##### Input for this task #####

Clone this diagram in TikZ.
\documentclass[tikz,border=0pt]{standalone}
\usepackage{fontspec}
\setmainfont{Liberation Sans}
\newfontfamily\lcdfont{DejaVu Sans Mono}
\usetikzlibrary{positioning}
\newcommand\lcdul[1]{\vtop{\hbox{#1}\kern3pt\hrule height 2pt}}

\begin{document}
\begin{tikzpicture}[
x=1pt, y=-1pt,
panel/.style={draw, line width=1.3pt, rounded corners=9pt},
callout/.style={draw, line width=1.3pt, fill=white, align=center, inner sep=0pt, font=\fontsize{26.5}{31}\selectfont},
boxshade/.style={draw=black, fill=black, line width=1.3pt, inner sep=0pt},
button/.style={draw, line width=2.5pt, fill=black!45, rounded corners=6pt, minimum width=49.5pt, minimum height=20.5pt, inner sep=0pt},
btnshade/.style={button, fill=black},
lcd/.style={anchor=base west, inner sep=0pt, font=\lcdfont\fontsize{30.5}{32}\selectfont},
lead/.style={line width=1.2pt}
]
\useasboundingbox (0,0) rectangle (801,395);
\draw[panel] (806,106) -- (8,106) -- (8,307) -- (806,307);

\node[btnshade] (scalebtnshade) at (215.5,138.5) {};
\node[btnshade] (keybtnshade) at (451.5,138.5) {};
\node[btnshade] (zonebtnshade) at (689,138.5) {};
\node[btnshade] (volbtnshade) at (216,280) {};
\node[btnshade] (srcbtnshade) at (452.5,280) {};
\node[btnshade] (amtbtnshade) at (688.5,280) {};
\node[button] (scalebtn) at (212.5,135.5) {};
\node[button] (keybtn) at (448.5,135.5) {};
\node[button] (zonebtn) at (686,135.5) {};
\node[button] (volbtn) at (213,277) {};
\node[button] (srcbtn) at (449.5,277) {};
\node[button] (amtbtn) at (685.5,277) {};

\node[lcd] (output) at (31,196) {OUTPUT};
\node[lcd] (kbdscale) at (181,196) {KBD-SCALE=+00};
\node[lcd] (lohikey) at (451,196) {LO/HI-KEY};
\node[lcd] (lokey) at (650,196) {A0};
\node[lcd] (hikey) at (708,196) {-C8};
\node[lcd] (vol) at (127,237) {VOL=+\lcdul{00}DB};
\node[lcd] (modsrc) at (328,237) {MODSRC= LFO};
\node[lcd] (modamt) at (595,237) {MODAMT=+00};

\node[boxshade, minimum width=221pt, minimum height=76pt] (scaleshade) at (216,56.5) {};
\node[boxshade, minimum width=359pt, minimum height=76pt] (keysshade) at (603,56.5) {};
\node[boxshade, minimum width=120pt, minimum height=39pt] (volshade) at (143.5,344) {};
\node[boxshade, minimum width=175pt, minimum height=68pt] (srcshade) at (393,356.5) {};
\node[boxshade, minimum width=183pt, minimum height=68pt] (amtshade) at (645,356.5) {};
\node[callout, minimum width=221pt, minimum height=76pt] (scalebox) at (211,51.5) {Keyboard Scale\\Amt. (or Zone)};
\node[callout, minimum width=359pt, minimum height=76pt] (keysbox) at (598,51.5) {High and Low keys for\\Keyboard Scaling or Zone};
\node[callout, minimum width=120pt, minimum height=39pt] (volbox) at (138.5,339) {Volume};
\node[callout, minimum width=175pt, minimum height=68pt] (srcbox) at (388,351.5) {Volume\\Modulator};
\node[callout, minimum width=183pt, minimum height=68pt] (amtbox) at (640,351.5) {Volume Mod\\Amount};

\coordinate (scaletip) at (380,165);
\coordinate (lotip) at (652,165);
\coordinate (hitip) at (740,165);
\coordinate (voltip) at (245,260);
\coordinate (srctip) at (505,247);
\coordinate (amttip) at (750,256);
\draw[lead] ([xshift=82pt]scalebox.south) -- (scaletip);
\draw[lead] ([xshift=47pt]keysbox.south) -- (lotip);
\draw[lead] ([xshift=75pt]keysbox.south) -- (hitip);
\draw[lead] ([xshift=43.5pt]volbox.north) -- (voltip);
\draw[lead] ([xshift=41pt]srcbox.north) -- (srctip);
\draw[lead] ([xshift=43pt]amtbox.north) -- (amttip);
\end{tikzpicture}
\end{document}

#####
##### Input for this task #####

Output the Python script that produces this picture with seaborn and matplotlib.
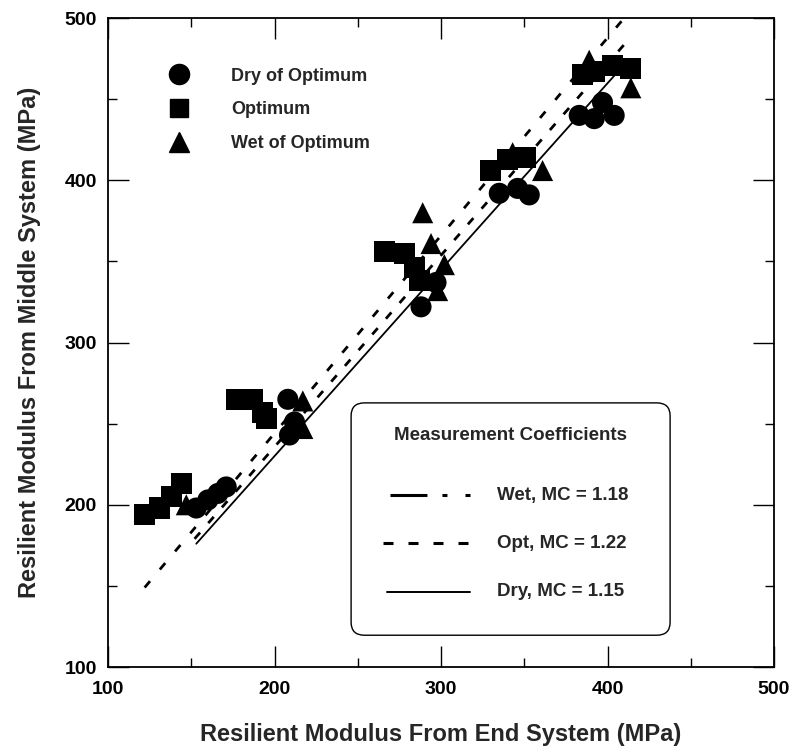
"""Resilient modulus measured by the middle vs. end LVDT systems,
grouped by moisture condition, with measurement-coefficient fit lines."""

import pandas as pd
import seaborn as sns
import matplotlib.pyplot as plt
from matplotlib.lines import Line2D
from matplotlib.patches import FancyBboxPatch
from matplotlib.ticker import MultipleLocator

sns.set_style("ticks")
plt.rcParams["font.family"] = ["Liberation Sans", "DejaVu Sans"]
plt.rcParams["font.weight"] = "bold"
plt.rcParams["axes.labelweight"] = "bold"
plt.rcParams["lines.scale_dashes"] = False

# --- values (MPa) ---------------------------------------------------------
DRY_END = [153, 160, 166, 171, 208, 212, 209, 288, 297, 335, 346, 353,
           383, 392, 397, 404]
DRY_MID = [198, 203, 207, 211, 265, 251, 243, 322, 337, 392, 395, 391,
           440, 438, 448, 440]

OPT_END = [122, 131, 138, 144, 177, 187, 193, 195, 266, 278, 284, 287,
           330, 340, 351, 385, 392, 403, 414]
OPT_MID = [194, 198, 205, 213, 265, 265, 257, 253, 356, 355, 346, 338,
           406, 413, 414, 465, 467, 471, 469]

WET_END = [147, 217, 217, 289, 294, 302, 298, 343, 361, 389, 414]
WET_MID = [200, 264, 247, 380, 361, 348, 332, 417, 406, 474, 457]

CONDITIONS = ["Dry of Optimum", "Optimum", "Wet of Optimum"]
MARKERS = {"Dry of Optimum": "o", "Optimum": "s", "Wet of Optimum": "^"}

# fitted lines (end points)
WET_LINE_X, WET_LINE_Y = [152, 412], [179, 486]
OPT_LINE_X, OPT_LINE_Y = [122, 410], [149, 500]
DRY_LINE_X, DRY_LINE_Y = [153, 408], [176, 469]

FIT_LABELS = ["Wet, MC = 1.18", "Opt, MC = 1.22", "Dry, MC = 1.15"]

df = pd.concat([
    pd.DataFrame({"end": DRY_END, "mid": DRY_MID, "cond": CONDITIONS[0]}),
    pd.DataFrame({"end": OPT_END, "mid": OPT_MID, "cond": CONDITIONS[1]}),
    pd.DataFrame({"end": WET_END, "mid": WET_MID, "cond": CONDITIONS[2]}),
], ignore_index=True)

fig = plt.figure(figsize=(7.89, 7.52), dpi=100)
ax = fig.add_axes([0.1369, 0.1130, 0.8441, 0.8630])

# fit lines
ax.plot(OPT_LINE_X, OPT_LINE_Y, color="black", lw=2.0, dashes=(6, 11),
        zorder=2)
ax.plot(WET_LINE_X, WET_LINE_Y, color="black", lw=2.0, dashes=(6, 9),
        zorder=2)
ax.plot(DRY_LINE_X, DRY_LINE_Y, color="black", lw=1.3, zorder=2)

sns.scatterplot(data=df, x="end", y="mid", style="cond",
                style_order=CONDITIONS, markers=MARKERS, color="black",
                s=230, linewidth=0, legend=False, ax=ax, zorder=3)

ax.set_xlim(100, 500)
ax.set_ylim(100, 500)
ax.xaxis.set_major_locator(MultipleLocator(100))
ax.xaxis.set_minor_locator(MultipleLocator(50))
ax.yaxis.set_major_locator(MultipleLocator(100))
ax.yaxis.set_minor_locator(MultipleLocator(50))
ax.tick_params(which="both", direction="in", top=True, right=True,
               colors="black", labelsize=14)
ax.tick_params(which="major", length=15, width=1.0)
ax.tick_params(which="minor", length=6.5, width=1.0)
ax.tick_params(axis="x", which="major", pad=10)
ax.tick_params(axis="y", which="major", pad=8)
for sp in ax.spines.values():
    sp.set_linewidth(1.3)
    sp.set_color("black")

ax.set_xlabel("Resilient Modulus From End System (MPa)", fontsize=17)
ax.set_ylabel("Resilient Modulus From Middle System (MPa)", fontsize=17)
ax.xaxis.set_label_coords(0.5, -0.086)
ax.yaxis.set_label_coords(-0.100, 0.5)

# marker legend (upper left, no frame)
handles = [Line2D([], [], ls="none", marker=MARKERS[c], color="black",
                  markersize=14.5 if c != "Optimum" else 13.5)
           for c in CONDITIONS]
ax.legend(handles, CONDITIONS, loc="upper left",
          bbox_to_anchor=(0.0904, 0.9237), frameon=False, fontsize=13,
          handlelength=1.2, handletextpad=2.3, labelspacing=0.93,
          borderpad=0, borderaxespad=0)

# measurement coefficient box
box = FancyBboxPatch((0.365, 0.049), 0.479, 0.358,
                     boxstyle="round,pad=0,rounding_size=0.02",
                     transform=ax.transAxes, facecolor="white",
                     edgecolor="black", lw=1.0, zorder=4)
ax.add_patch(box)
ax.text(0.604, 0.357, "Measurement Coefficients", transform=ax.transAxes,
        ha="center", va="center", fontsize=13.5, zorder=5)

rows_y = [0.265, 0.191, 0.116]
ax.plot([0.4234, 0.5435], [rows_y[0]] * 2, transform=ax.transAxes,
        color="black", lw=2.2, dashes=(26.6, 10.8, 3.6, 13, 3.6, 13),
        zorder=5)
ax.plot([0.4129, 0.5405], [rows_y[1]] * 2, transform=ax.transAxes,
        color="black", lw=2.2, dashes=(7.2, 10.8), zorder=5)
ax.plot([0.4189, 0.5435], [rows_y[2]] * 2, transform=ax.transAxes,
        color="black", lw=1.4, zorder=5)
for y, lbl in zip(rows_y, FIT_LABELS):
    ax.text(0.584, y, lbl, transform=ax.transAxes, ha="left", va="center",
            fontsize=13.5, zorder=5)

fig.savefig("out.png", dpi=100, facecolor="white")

#####

Retype only what lies between the line bearing "Clone this diagram in TikZ." and the line bearing "(modamt) at (595,237)", keeping both of those lines.

Finished task -
Clone this diagram in TikZ.
\documentclass[tikz,border=0pt]{standalone}
\usepackage{fontspec}
\setmainfont{Liberation Sans}
\newfontfamily\lcdfont{DejaVu Sans Mono}
\usetikzlibrary{positioning}
\newcommand\lcdul[1]{\vtop{\hbox{#1}\kern3pt\hrule height 2pt}}

\begin{document}
\begin{tikzpicture}[
x=1pt, y=-1pt,
panel/.style={draw, line width=1.3pt, rounded corners=9pt},
callout/.style={draw, line width=1.3pt, fill=white, align=center, inner sep=0pt, font=\fontsize{26.5}{31}\selectfont},
boxshade/.style={draw=black, fill=black, line width=1.3pt, inner sep=0pt},
button/.style={draw, line width=2.5pt, fill=black!45, rounded corners=6pt, minimum width=49.5pt, minimum height=20.5pt, inner sep=0pt},
btnshade/.style={button, fill=black},
lcd/.style={anchor=base west, inner sep=0pt, font=\lcdfont\fontsize{30.5}{32}\selectfont},
lead/.style={line width=1.2pt}
]
\useasboundingbox (0,0) rectangle (801,395);
\draw[panel] (806,106) -- (8,106) -- (8,307) -- (806,307);

\node[btnshade] (scalebtnshade) at (215.5,138.5) {};
\node[btnshade] (keybtnshade) at (451.5,138.5) {};
\node[btnshade] (zonebtnshade) at (689,138.5) {};
\node[btnshade] (volbtnshade) at (216,280) {};
\node[btnshade] (srcbtnshade) at (452.5,280) {};
\node[btnshade] (amtbtnshade) at (688.5,280) {};
\node[button] (scalebtn) at (212.5,135.5) {};
\node[button] (keybtn) at (448.5,135.5) {};
\node[button] (zonebtn) at (686,135.5) {};
\node[button] (volbtn) at (213,277) {};
\node[button] (srcbtn) at (449.5,277) {};
\node[button] (amtbtn) at (685.5,277) {};

\node[lcd] (output) at (31,196) {OUTPUT};
\node[lcd] (kbdscale) at (181,196) {KBD-SCALE=+00};
\node[lcd] (lohikey) at (451,196) {LO/HI-KEY};
\node[lcd] (lokey) at (650,196) {A0};
\node[lcd] (hikey) at (708,196) {-C8};
\node[lcd] (vol) at (127,237) {VOL=+\lcdul{00}DB};
\node[lcd] (modsrc) at (328,237) {MODSRC= LFO};
\node[lcd] (modamt) at (595,237) {MODAMT=+00};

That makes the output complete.